Re: BitTorrent, Transmission and IPv6

Post by tarr »

It would be nice though if IPv6 could be disabled in the config file, not auto-detected based on the existance of IPv6 interfaces. Including (not) getting IPv6 peers from trackers / dht / ltep.
jch
Posts: 175
Joined: Wed May 13, 2009 12:08 am

Re: BitTorrent, Transmission and IPv6

Post by jch »

tarr wrote:It would be nice though if IPv6 could be disabled in the config file, not auto-detected based on the existance of IPv6 interfaces.
Why do you need this feature? It seems a little exotic to me.

--Juliusz
dkowis
Posts: 1
Joined: Thu Apr 15, 2010 3:39 pm

Re: BitTorrent, Transmission and IPv6

Post by dkowis »

jch wrote:
tarr wrote:It would be nice though if IPv6 could be disabled in the config file, not auto-detected based on the existance of IPv6 interfaces.
Why do you need this feature? It seems a little exotic to me.
Because some times a host runs ipv6 for other things, but you're using an ipv6 tunnel from a tunnel broker, and so you want to be nice to their bandwidth?

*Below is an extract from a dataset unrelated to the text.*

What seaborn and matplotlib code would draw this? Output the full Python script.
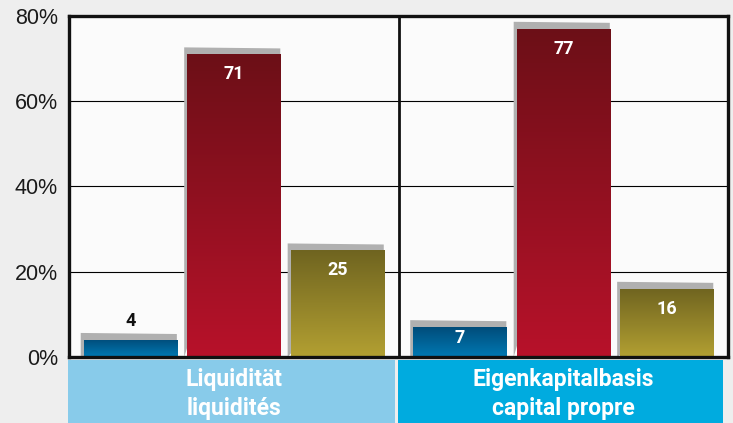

I don't think it's all that exotic, especially since I'm trying to fix this problem right now, as most of my bittorrent traffic seems to be going out the ipv6 interface, when I'd rather it went out the ipv4 side.
jch
Posts: 175
Joined: Wed May 13, 2009 12:08 am

Re: BitTorrent, Transmission and IPv6

Post by jch »

> Because some times a host runs ipv6 for other things, but you're using an ipv6 tunnel from a tunnel broker, and so you want to be nice to their bandwidth?

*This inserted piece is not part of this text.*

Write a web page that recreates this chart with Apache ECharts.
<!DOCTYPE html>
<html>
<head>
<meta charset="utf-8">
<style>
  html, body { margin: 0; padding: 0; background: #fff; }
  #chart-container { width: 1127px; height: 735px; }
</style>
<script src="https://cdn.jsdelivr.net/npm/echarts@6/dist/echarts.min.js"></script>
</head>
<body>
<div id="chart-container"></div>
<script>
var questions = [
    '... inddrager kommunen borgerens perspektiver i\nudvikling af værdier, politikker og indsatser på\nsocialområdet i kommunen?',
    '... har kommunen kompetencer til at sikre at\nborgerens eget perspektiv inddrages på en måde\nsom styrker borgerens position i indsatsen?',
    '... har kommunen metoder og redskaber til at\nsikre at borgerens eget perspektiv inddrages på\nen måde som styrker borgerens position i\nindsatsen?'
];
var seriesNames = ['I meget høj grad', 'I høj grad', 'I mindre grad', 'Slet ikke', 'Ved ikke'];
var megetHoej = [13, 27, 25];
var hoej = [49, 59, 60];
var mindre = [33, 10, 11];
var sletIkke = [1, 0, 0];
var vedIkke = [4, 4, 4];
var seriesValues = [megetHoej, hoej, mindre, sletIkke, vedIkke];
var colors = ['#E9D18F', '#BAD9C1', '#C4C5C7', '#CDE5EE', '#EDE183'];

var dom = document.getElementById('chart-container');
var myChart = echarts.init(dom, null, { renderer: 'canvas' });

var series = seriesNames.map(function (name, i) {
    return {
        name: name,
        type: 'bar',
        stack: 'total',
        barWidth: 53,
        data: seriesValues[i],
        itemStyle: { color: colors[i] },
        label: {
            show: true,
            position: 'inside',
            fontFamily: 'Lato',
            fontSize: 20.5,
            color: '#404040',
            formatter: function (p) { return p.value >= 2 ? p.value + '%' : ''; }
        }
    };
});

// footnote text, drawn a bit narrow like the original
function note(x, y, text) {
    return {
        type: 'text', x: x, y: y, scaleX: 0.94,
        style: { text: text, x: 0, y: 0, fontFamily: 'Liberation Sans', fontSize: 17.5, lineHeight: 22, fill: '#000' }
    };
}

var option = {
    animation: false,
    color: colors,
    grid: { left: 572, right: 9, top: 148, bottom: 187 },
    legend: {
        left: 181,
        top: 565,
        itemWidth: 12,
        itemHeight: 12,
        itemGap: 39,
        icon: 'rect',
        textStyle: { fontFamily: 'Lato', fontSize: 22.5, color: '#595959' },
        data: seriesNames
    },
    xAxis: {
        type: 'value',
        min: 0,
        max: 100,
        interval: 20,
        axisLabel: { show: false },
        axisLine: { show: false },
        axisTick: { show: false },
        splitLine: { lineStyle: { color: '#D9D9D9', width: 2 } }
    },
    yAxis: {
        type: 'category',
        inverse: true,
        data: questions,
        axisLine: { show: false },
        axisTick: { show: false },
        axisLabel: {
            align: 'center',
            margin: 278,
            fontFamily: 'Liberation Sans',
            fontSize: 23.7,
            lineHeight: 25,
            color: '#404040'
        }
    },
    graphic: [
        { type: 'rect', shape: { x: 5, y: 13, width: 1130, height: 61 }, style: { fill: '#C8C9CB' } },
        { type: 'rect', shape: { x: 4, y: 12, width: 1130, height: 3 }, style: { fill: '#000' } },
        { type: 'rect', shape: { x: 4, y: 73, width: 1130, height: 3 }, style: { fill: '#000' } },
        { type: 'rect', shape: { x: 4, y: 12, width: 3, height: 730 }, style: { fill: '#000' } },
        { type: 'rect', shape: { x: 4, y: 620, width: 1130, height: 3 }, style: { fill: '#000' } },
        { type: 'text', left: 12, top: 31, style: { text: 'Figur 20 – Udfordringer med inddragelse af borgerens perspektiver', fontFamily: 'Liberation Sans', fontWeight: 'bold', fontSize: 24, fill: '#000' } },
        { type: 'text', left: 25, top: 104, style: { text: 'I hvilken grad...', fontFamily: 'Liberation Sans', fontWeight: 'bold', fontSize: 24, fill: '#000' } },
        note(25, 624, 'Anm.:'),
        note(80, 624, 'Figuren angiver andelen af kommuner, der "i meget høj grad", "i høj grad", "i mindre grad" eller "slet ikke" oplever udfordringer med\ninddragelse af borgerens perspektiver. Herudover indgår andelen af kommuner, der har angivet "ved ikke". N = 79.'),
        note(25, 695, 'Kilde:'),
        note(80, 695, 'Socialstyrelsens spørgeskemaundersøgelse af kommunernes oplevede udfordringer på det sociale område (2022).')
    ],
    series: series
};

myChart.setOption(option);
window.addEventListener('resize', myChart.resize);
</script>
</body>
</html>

Yes, that makes sense, especially since there's no easy way to work around it at the firewall level (Transmission doesn't use a well-defined port for outgoing connections, ticket #776).

--Juliusz
jch
Posts: 175
Joined: Wed May 13, 2009 12:08 am

Re: BitTorrent, Transmission and IPv6

Post by jch »

> So, if I have an ipv6 address configured in my network settings (OS X), I should be good to go?

Yep, as long as it's a global IPv6 address (starts with a 2 or a 3).

> Please feel free to enlighten us on such issues as blocklists and VPN/Proxies as well.

Sorry, I don't use either, so there's not much I can say.